Herb Alpert – GRAMMY NOMINEE HERB ALPERT RECALLS ASKING MR. DEMILLE FOR HIS CLOSE-UP

GRAMMY NOMINEE HERB ALPERT RECALLS ASKING MR. DEMILLE FOR HIS CLOSE-UP

January 5, 2017
Herb2021
JANUARY 5, 2017 | 02:16PM PT

ILLUSTRATION BY SPIROS HALARIS FOR VARIETY

Herb Alpert’s latest Grammy nomination, for contemporary instrumental album for “Human Nature,” puts the timeless music artist in the kudos hunt again,a quest he’s familiar with as he started competing and winning music industry awards more than 50 years ago.

When Variety first name-checked Alpert back in 1961, he was vocalist “Dore Alpert,” touted for work in a never-produced film. He’d already worked as an extra for Cecil B. DeMille on “The Ten Commandments,” co-written hits for Jan and Dean and the legendary R&B artist Sam Cooke, but he hadn’t recorded the single that launched him into the music business stratosphere. That record, “The Lonely Bull,” and his band, the Tijuana Brass, were only a year away.

In addition to writing and making records, you made it into a Cecil B. DeMille film?
I worked as an extra at Paramount for three months and played kettle drums and the aida horn. I think I was one of about 200 extras.

Did working on a big Hollywood studio film teach you any showbusiness lessons?
We were shooting the famous ‘golden calf’ scene and one of the shots began with my back to the camera. After one take, I went up to Cecil B. DeMille and asked him, “Could you open the shot on my face?” He said, “Not this time, kid.”

That’s a lesson in humility.
DeMille had three guys following him around and one of them carried a stool everywhere, so when DeMille wanted to sit down, he just did it without ever looking back.

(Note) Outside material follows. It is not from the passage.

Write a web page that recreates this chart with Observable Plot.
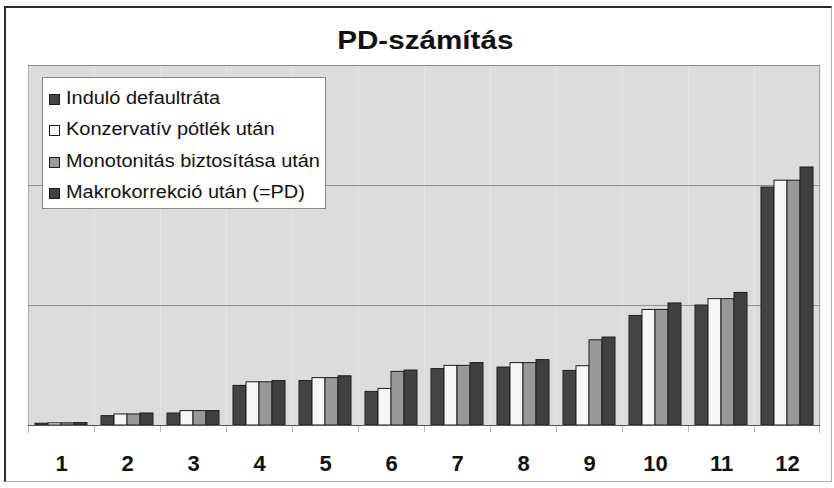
<!DOCTYPE html>
<html>
<head>
<meta charset="utf-8">
<script src="https://cdn.jsdelivr.net/npm/d3@7"></script>
<script src="https://cdn.jsdelivr.net/npm/@observablehq/plot@0.6"></script>
<style>
  html, body { margin: 0; padding: 0; background: #fff; }
  #wrap { position: relative; width: 834px; height: 488px; overflow: hidden; font-family: "Liberation Sans", Arial, sans-serif; }
  #wrap svg { position: absolute; left: 0; top: 0; }
  #border { position: absolute; left: 4px; top: 6px; width: 828px; height: 476px; box-sizing: border-box;
    border-left: 2px solid #2a2a2a; border-top: 2px solid #2a2a2a; border-right: 1px solid #b0b0b0; border-bottom: 1px solid #b0b0b0; pointer-events: none; }
  #title { position: absolute; left: 8px; top: 27px; width: 834px; text-align: center; }
  #title span { display: inline-block; font-weight: bold; font-size: 26px; line-height: 26px; color: #111; transform: scaleX(1.14); transform-origin: center; }
  #legend { position: absolute; left: 42px; top: 77px; width: 284px; height: 132px; box-sizing: border-box;
    background: #fff; border: 1px solid #8a8a8a; padding-top: 5px; }
  .item { height: 31.3px; line-height: 31.3px; white-space: nowrap; font-size: 17.5px; color: #111; }
  .sw { display: inline-block; width: 9px; height: 9px; border: 1px solid #1c1c1c; margin-left: 6px; margin-right: 6px; vertical-align: -1px; }
  .lab { display: inline-block; transform: scaleX(1.14); transform-origin: left center; }
</style>
</head>
<body>
<div id="wrap">
  <div id="chart"></div>
  <div id="border"></div>
  <div id="title"><span></span></div>
  <div id="legend"></div>
</div>
<script>
const title = "PD-számítás";
const categories = ["1", "2", "3", "4", "5", "6", "7", "8", "9", "10", "11", "12"];
const seriesNames = [
  "Induló defaultráta",
  "Konzervatív pótlék után",
  "Monotonitás biztosítása után",
  "Makrokorrekció után (=PD)"
];
const seriesColors = ["#444444", "#f7f7f7", "#999999", "#404040"];
const induloValues      = [0.015, 0.078, 0.100, 0.330, 0.370, 0.280, 0.470, 0.483, 0.455, 0.913, 1.000, 1.983];
const konzervativValues = [0.018, 0.092, 0.120, 0.360, 0.395, 0.305, 0.497, 0.520, 0.494, 0.963, 1.053, 2.040];
const monotonValues     = [0.018, 0.092, 0.120, 0.360, 0.395, 0.447, 0.497, 0.520, 0.710, 0.963, 1.053, 2.040];
const makroValues       = [0.020, 0.100, 0.120, 0.370, 0.410, 0.458, 0.520, 0.545, 0.733, 1.017, 1.105, 2.150];
const gridValues = [1, 2, 3];
const yDomain = [0, 3];

const seriesValues = [induloValues, konzervativValues, monotonValues, makroValues];
const rows = categories.flatMap((c, i) =>
  seriesNames.map((s, j) => ({cat: c, series: s, value: seriesValues[j][i]}))
);

const W = 834, H = 488;
const mL = 26, mR = 12, mT = 65, mB = 63;
const plotH = H - mT - mB;
const facetW = (W - mL - mR) / categories.length;
const edge = "#8f8f8f";

const chart = Plot.plot({
  width: W,
  height: H,
  marginLeft: mL,
  marginRight: mR,
  marginTop: mT,
  marginBottom: mB,
  style: {fontFamily: "'Liberation Sans', Arial, sans-serif", fontSize: "22px", fontWeight: "bold", color: "#111", background: "transparent"},
  fx: {domain: categories, padding: 0, axis: "bottom", label: null, tickSize: 0, tickPadding: 30},
  x: {domain: seriesNames, paddingInner: 0, paddingOuter: 0.5, axis: null},
  y: {domain: yDomain, axis: null},
  color: {domain: seriesNames, range: seriesColors},
  marks: [
    Plot.frame({fill: "#dcdcdc", stroke: "none"}),
    Plot.ruleY(gridValues, {stroke: edge, strokeWidth: 1}),
    Plot.rect([categories[0]], {fx: d => d, fill: edge, insetRight: facetW - 1, insetBottom: -8}),
    Plot.rect([categories[categories.length - 1]], {fx: d => d, fill: edge, insetLeft: facetW - 1, insetBottom: -8}),
    Plot.rect(categories.slice(1), {fx: d => d, fill: edge, insetRight: facetW - 1, insetTop: plotH, insetBottom: -7}),
    Plot.barY(rows, {fx: "cat", x: "series", y: "value", fill: "series", stroke: "#1c1c1c", strokeWidth: 1}),
    Plot.ruleY([0], {stroke: "#555"})
  ]
});
document.getElementById("chart").appendChild(chart);

document.querySelector("#title span").textContent = title;
const legend = document.getElementById("legend");
seriesNames.forEach((s, j) => {
  const row = document.createElement("div");
  row.className = "item";
  const sw = document.createElement("span");
  sw.className = "sw";
  sw.style.background = seriesColors[j];
  const lab = document.createElement("span");
  lab.className = "lab";
  lab.textContent = s;
  row.appendChild(sw);
  row.appendChild(lab);
  legend.appendChild(row);
});
</script>
</body>
</html>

What about your time as an upcoming artist named Dore Alpert at RCA?
It was the best possible experience in terms of everything being negative and learning everything I never wanted to do when I started A&M Records with Jerry Moss.

Such as?
I was not crazy about the way they ran their recording sessions. The studio was cold and I don’t mean in terms of temperature. They numbered their takes, no name on anything, so I was just a number. If I went into the control room to listen to a playback God forbid I’d suggest an idea such as putting trumpet on the song or adding more bass. I’d immediately be in an argument with a union guy.  I made the mistake of touching one of faders on the control board and the engineer literally slapped my hand and said, “This is a union place. Don’t ever do that.” They did not believe the music should revolve around so I remembered all this information and I knew that all artists are insecure and you want the recording studio to make them feel good, not nervous and uptight.

Any other key lessons or teachers?
Sonny Bono was the A&R guy at Specialty Records and he was very discouraging. He actually said I should get out of the business. But there were people like Sam Cooke. He was an extraordinary guy, a teacher, but I’m not sure he even knew it.

You co-wrote “Wonderful World,” which was one of Cooke’s big hits.
We did that as a demo for Keen Records. Everyone was so unsure about the song that they put it on the backburner and never cut re-cut it. Two years later, after Sam left Keen and went to RCA, Keen released the demo as competition to the RCA recordings, which so far hadn’t clicked.

Things were moving fast. You were writing hits, you had a label deal and then  you had a label.
In 1962, Jerry Moss and I became partners in A&M on a handshake. We never had a contract until we sold the company 25 years later.